AI Data Centers in the American West Need 7 Billion Gallons of Water a Year. The Cooling Architecture Decision Is Now a Water Rights Decision.

Quartz reported on May 13 that AI data centers across the American West now require on the order of 7 billion gallons of water a year, in a region where the supply is shrinking. The reporting sits on top of EPA figures showing US data centers directly consumed about 17.4 billion gallons in 2023, with projections running between 38 and 73 billion gallons by 2028. Nevada and Arizona, two of the most water-stressed states in the country, are absorbing a large share of the new build.

The same week, the lower Colorado River basin states of Arizona, Nevada, and California signed a conservation agreement targeting a million acre-feet of savings. Data centers are landing in exactly the basins where every acre-foot is now contested.

Water Allocation Is Now the First Design Input

For most of the past decade, cooling architecture in the West was chosen on power and cost. Evaporative and water-cooled chiller plants were the default because they deliver the lowest PUE in a hot, dry climate. That calculus has flipped. When a county will not grant a water allocation, the evaporative option is off the table before the thermal engineers get a vote. The water and power tradeoff is no longer an optimization. It is a permitting gate, and operators keep arriving at it late.

The alternatives all carry a cost. Closed-loop and dry coolers cut water draw sharply but raise energy use and capital cost, especially in desert ambient conditions. Zero-water pilots in Phoenix and Mt. Pleasant are the live experiment in whether that trade holds at scale. Seawater cooling removes the fresh-water problem entirely but only works on the coast, which the interior West is not.

The Number Operators Quote Is Not the Number That Matters

Public water disclosures usually count on-site cooling draw. They tend to exclude the water consumed generating the electricity the facility uses, which in much of the West still means thermoelectric generation with its own large withdrawal. The offsite water footprint can exceed the on-site number, and it is the part regulators and reporters are starting to ask about. A facility that goes zero-water on site while drawing grid power from a water-cooled plant has moved the consumption, not eliminated it.
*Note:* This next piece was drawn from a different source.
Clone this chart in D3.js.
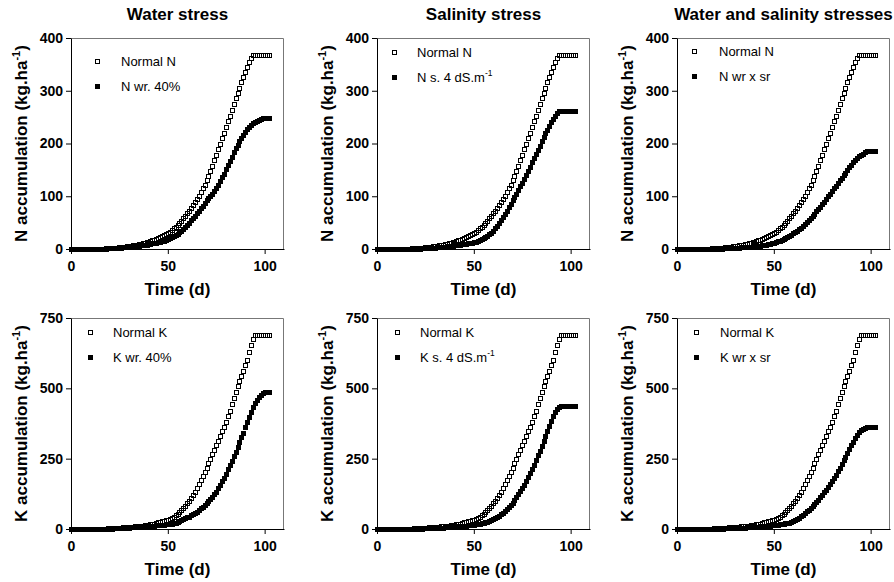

What This Means for the Cooling Vendor Base

The market signal is that water-lean architecture is becoming a condition of doing business in the interior West, not a premium option. Dry coolers, rear-door heat exchangers, and closed-loop direct-to-chip systems that can hold a tight approach temperature in desert heat are the products that clear permitting. This is the same pressure that produced the 17-billion-gallon water crisis framing nationally, now arriving as a hard constraint in the driest markets first. Vendors who can document water draw per megawatt under high-ambient conditions will win the Western pipeline. Vendors who cannot will be designed out at the county zoning hearing.